During these recent days I have been recalling very clearly the visit which in May 1999 Your Holiness and I together with other church and ecumenical figures made to Belgrade. We met with President Milosevic to present and discuss with him a proposal, drawn up by the Vienna Group of which both of us were members, for ending the conflict over Kosovo. Belgrade at that time was under aerial bombardment by NATO forces. In Belgrade and elsewhere we saw at first hand the effects of such attacks and our visit involved not a little danger to ourselves. But we went willingly, with the aim of contributing towards a cessation of hostilities and the creation of an opportunity for peace.
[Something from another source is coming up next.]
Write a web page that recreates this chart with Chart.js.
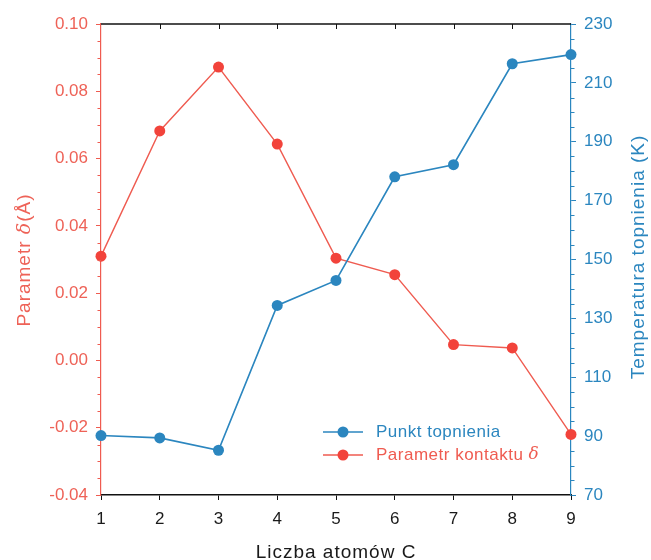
<!DOCTYPE html>
<html>
<head>
<meta charset="utf-8">
<script src="https://cdn.jsdelivr.net/npm/chart.js@4.4.1/dist/chart.umd.min.js"></script>
<style>
  html, body { margin: 0; padding: 0; background: #ffffff; }
  canvas { display: block; }
</style>
</head>
<body>
<canvas id="chart" width="651" height="560"></canvas>
<script>
// Number of carbon atoms in the chain
const carbonAtoms = [1, 2, 3, 4, 5, 6, 7, 8, 9];
// Melting point (K), right axis
const meltingPoint = [90.2, 89.4, 85.2, 134.4, 142.9, 178.1, 182.2, 216.5, 219.6];
// Contact parameter delta (Å), left axis
const contactDelta = [0.031, 0.0682, 0.0872, 0.0643, 0.0304, 0.0255, 0.0047, 0.0037, -0.0220];

// Axis ranges and tick steps
const xTicks = { min: 1, max: 9, step: 1 };
const deltaTicks = { min: -0.04, max: 0.10, step: 0.02, minor: 0.005 };
const tempTicks = { min: 70, max: 230, step: 20, minor: 5 };

const RED = '#EF5B50';
const RED_TEXT = '#EE6257';
const BLUE = '#2B86BF';
const FONT = "'Liberation Sans', Arial, Helvetica, sans-serif";

const meltSeries = carbonAtoms.map((c, i) => ({ x: c, y: meltingPoint[i] }));
const deltaSeries = carbonAtoms.map((c, i) => ({ x: c, y: contactDelta[i] }));

// Minor ticks, top frame line, axis titles and the legend
const decorations = {
  id: 'decorations',
  afterDatasetsDraw(chart) {
    const { ctx, chartArea: a, scales } = chart;
    ctx.save();

    // minor ticks on both value axes
    const minor = (scale, cfg, x0, dir, color) => {
      ctx.strokeStyle = color;
      ctx.lineWidth = 1;
      const n = Math.round((cfg.max - cfg.min) / cfg.minor);
      const ratio = Math.round(cfg.step / cfg.minor);
      for (let i = 0; i <= n; i++) {
        if (i % ratio === 0) continue;
        const y = Math.round(scale.getPixelForValue(cfg.min + i * cfg.minor)) + 0.5;
        ctx.beginPath();
        ctx.moveTo(x0, y);
        ctx.lineTo(x0 + dir * 3.5, y);
        ctx.stroke();
      }
    };
    minor(scales.y, deltaTicks, a.left, -1, RED);
    minor(scales.y2, tempTicks, a.right, 1, BLUE);

    // top frame with inward ticks
    ctx.strokeStyle = '#111111';
    ctx.lineWidth = 1.5;
    ctx.beginPath();
    ctx.moveTo(a.left, a.top);
    ctx.lineTo(a.right, a.top);
    ctx.stroke();
    ctx.lineWidth = 1;
    for (let v = xTicks.min + 1; v < xTicks.max; v += xTicks.step) {
      const x = Math.round(scales.x.getPixelForValue(v)) + 0.5;
      ctx.beginPath();
      ctx.moveTo(x, a.top);
      ctx.lineTo(x, a.top + 5);
      ctx.stroke();
    }

    // axis titles
    ctx.letterSpacing = '1px';
    ctx.textBaseline = 'alphabetic';

    // x title
    ctx.fillStyle = '#1a1a1a';
    ctx.font = `19px ${FONT}`;
    ctx.textAlign = 'center';
    ctx.fillText('Liczba atomów C', (a.left + a.right) / 2, 558);

    // rotated titles (read bottom to top), mixed upright / italic parts
    const drawMixed = (parts, cx, cy, color) => {
      ctx.save();
      ctx.translate(cx, cy);
      ctx.rotate(-Math.PI / 2);
      ctx.fillStyle = color;
      ctx.textAlign = 'left';
      let total = 0;
      parts.forEach(p => { ctx.font = p.font; total += ctx.measureText(p.text).width; });
      let x = -total / 2;
      parts.forEach(p => {
        ctx.font = p.font;
        ctx.fillText(p.text, x, 0);
        x += ctx.measureText(p.text).width;
      });
      ctx.restore();
    };
    drawMixed([
      { text: 'Parametr ', font: `19px ${FONT}` },
      { text: 'δ', font: `italic 19px 'DejaVu Serif', serif` },
      { text: '(Å)', font: `19px ${FONT}` }
    ], 30, 260, RED_TEXT);

    drawMixed([
      { text: 'Temperatura topnienia (K)', font: `19px ${FONT}` }
    ], 644, 257, BLUE);

    // legend
    ctx.letterSpacing = '0.5px';
    const rows = [
      { ds: chart.data.datasets[0], parts: [{ text: 'Punkt topnienia', font: `17px ${FONT}` }] },
      { ds: chart.data.datasets[1], parts: [
        { text: 'Parametr kontaktu ', font: `17px ${FONT}` },
        { text: 'δ', font: `italic 17px 'DejaVu Serif', serif` }
      ] }
    ];
    const lx = a.left + 222, ly = 432, rowH = 23;
    rows.forEach((r, i) => {
      const y = ly + i * rowH;
      ctx.strokeStyle = r.ds.borderColor;
      ctx.lineWidth = 1.5;
      ctx.beginPath();
      ctx.moveTo(lx, y);
      ctx.lineTo(lx + 40, y);
      ctx.stroke();
      ctx.fillStyle = r.ds.pointBackgroundColor;
      ctx.beginPath();
      ctx.arc(lx + 20, y, 5.5, 0, Math.PI * 2);
      ctx.fill();
      ctx.fillStyle = r.ds.borderColor;
      ctx.textAlign = 'left';
      ctx.textBaseline = 'middle';
      let x = lx + 53;
      r.parts.forEach(p => {
        ctx.font = p.font;
        ctx.fillText(p.text, x, y);
        x += ctx.measureText(p.text).width;
      });
    });
    ctx.restore();
  }
};

new Chart(document.getElementById('chart'), {
  type: 'line',
  data: {
    datasets: [
      {
        label: 'Punkt topnienia',
        data: meltSeries,
        yAxisID: 'y2',
        borderColor: BLUE,
        backgroundColor: BLUE,
        pointBackgroundColor: BLUE,
        pointBorderColor: BLUE,
        borderWidth: 1.6,
        pointRadius: 5.5,
        pointBorderWidth: 0,
        tension: 0,
        clip: false
      },
      {
        label: 'Parametr kontaktu δ',
        data: deltaSeries,
        yAxisID: 'y',
        borderColor: RED,
        backgroundColor: RED,
        pointBackgroundColor: '#F2433B',
        pointBorderColor: '#F2433B',
        borderWidth: 1.4,
        pointRadius: 5.5,
        pointBorderWidth: 0,
        tension: 0,
        clip: false
      }
    ]
  },
  options: {
    responsive: false,
    animation: false,
    devicePixelRatio: 1,
    layout: { padding: { top: 24, left: 0, right: 0, bottom: 0 } },
    plugins: {
      legend: { display: false },
      tooltip: { enabled: false }
    },
    scales: {
      x: {
        type: 'linear',
        position: 'bottom',
        min: xTicks.min,
        max: xTicks.max,
        ticks: {
          stepSize: xTicks.step,
          color: '#1a1a1a',
          font: { family: FONT, size: 17 },
          padding: 9
        },
        grid: { drawOnChartArea: false, tickLength: 5, tickColor: '#111111', tickWidth: 1 },
        border: { color: '#111111', width: 1.5 },
        afterFit(s) { s.height = 65; }
      },
      y: {
        type: 'linear',
        position: 'left',
        min: deltaTicks.min,
        max: deltaTicks.max,
        ticks: {
          stepSize: deltaTicks.step,
          color: RED_TEXT,
          font: { family: FONT, size: 17 },
          padding: 8,
          callback: v => v.toFixed(2)
        },
        grid: { drawOnChartArea: false, tickLength: 5, tickColor: RED, tickWidth: 1 },
        border: { color: RED, width: 1.2 },
        afterFit(s) { s.width = 101; }
      },
      y2: {
        type: 'linear',
        position: 'right',
        min: tempTicks.min,
        max: tempTicks.max,
        ticks: {
          stepSize: tempTicks.step,
          color: BLUE,
          font: { family: FONT, size: 17 },
          padding: 8
        },
        grid: { drawOnChartArea: false, tickLength: 5, tickColor: BLUE, tickWidth: 1 },
        border: { color: BLUE, width: 1.2 },
        afterFit(s) { s.width = 80; }
      }
    }
  },
  plugins: [decorations]
});
</script>
</body>
</html>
This remains with me as a very positive memory of ecumenical fellowship in pursuit of peace, for which I am deeply grateful.
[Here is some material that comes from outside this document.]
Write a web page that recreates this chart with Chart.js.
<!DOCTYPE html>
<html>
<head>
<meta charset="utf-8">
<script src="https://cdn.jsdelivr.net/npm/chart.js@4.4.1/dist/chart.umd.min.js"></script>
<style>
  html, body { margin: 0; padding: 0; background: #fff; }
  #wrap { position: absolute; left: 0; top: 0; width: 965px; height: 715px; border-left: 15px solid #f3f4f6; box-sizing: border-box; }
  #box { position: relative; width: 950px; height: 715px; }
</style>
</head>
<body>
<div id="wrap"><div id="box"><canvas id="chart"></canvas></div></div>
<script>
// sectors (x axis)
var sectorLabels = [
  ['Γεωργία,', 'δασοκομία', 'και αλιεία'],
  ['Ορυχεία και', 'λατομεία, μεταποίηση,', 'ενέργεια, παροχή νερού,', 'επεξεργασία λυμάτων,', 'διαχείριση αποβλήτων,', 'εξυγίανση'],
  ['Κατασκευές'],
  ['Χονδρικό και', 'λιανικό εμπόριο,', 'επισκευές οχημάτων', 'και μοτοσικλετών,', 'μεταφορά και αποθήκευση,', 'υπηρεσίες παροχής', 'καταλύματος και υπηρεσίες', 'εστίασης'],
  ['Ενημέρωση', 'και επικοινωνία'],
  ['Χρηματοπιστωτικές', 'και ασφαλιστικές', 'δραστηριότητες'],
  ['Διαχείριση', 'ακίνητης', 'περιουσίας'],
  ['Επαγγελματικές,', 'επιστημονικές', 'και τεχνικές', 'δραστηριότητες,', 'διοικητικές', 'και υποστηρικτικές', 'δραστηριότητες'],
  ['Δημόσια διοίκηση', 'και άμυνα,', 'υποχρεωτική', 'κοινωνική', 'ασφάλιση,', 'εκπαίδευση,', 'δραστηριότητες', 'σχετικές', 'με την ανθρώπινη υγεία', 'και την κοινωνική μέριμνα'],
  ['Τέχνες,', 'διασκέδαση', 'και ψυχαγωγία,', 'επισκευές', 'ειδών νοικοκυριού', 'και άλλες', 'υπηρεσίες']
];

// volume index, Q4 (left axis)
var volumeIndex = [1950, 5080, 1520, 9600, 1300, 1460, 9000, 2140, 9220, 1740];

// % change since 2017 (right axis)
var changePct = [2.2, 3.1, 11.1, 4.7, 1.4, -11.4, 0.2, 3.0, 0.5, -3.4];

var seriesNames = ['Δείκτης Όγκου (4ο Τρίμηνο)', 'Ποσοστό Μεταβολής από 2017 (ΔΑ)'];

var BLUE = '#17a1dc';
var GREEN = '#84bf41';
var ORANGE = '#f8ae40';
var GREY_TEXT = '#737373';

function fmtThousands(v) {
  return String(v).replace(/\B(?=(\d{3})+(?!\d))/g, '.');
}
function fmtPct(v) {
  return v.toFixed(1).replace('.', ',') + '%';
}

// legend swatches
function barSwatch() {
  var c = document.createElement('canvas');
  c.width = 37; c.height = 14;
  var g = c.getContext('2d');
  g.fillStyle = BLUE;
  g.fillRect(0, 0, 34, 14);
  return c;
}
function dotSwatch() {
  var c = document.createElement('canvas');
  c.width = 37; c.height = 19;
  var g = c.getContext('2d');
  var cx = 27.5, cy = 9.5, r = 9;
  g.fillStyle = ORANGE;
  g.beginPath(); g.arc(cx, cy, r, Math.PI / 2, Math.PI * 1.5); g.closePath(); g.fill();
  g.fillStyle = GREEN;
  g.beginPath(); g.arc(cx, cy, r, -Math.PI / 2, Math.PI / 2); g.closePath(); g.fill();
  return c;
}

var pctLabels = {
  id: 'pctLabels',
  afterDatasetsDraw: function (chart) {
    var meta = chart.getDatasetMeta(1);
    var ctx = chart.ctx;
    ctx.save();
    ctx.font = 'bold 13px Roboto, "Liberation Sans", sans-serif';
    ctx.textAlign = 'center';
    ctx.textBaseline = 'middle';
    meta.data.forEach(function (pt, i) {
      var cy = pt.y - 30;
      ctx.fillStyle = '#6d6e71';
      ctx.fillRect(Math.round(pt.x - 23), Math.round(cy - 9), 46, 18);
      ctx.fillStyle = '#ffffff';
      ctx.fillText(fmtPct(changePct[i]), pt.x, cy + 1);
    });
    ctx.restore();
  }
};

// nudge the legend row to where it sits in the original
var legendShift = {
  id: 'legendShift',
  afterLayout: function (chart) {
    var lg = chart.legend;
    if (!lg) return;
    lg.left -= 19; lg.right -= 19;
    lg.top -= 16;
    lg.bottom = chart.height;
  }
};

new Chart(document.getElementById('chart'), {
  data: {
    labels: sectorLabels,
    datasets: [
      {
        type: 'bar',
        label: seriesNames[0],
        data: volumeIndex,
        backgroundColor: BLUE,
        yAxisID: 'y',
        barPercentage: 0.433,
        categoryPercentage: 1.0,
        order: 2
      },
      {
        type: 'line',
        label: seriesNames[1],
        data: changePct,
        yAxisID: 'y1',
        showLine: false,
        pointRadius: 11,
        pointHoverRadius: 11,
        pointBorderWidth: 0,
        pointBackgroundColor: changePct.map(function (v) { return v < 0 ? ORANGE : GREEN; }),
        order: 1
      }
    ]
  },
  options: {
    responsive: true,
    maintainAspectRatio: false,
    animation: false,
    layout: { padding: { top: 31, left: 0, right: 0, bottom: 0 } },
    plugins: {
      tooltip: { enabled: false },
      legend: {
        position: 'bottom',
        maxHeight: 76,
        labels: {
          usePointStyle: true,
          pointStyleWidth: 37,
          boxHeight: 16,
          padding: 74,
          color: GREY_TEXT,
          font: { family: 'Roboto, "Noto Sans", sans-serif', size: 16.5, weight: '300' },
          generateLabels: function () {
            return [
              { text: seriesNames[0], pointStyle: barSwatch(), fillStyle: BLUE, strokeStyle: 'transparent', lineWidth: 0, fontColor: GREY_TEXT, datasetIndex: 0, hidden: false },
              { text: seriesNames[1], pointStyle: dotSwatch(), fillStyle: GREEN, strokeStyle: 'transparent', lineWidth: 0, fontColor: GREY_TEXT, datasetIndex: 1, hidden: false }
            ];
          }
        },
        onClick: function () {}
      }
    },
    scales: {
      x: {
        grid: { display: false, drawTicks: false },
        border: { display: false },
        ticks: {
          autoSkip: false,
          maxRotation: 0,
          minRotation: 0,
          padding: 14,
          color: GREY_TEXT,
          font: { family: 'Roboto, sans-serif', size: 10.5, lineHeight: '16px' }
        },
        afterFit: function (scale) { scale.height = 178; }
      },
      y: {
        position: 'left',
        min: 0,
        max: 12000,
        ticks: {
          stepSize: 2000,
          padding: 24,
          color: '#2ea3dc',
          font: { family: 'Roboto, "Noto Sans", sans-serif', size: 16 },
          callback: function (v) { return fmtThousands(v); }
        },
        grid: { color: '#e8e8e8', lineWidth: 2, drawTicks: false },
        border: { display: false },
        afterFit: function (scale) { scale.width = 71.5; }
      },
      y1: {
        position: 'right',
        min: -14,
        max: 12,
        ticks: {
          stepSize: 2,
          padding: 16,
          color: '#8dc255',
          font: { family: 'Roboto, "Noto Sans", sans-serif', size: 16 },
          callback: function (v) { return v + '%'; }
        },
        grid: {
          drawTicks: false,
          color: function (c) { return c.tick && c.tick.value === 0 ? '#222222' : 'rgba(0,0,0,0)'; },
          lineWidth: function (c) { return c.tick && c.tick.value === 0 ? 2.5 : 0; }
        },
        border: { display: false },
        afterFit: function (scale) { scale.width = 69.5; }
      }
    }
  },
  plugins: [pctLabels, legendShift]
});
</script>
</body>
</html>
Today, in Ukraine, we are witnessing attacks on a country and its people, on a far greater scale than anything seen in Europe since 1945. This time, it has to be said in plain truth and in sorrow, the military operations are being carried out not by NATO but by Russian forces under the orders of President Putin. The devastation being wreaked upon Ukraine, its people and its infrastructure, the displacement and flight of civilians now being numbered by the million, are being witnessed by the whole world. It is a situation which cannot be justified by any Christian spirit or conscience, and for the sake of the people of Ukraine and of Russia must be ended without delay.

In the same spirit which led us to visit Belgrade in 1999, I appeal to you for a word which acknowledges and addresses this situation in terms befitting a great Church of Jesus Christ. Thus far, we in the world outside have heard words about the desire for peace, but not about the things that make for peace: first of all an acknowledgment of the wrong that is being committed against the people of Ukraine, without which no genuine movement towards peace can begin. It is known that there are voices in your Church and in other Christian communities in Russia, which are already expressing these aspirations towards repentance and the hope which repentance brings. I and others hope and pray that you will hear, defend and uphold them.

Many of us are well aware of the real historical factors which are involved in the relationship of Russia and Ukraine. We also realise that all countries, including those in the West, will need to reflect on their policies in Europe over recent decades, and be ready to learn from past mistakes. Moreover we are aware of the constraints which Your Holiness experiences, as leader of a Church with such close ties to the Russian state. But ‘the word of God is not chained’ (2 Timothy 2:9) and history shows us that there are moments when the Church is challenged to confess, perhaps at great cost but greatly strengthening its witness to the love of God for all people, where its truest and highest allegiance lies. Christians are called to place above all claims of earthly powers their loyalty to Jesus Christ to whom alone ‘all authority in heaven and on earth has been given’ (Matthew 28:18).

With all those who eagerly await such a word from you, and with continuing prayers for the guidance and inspiration of God’s Holy Spirit upon Your Holiness, I remain,

In Christ,

Keith Clements

Former General Secretary of the Conference of European Churches 1997-2005

Keith Clement is former General Secretary of the Conference of European Churches, 1997-2005.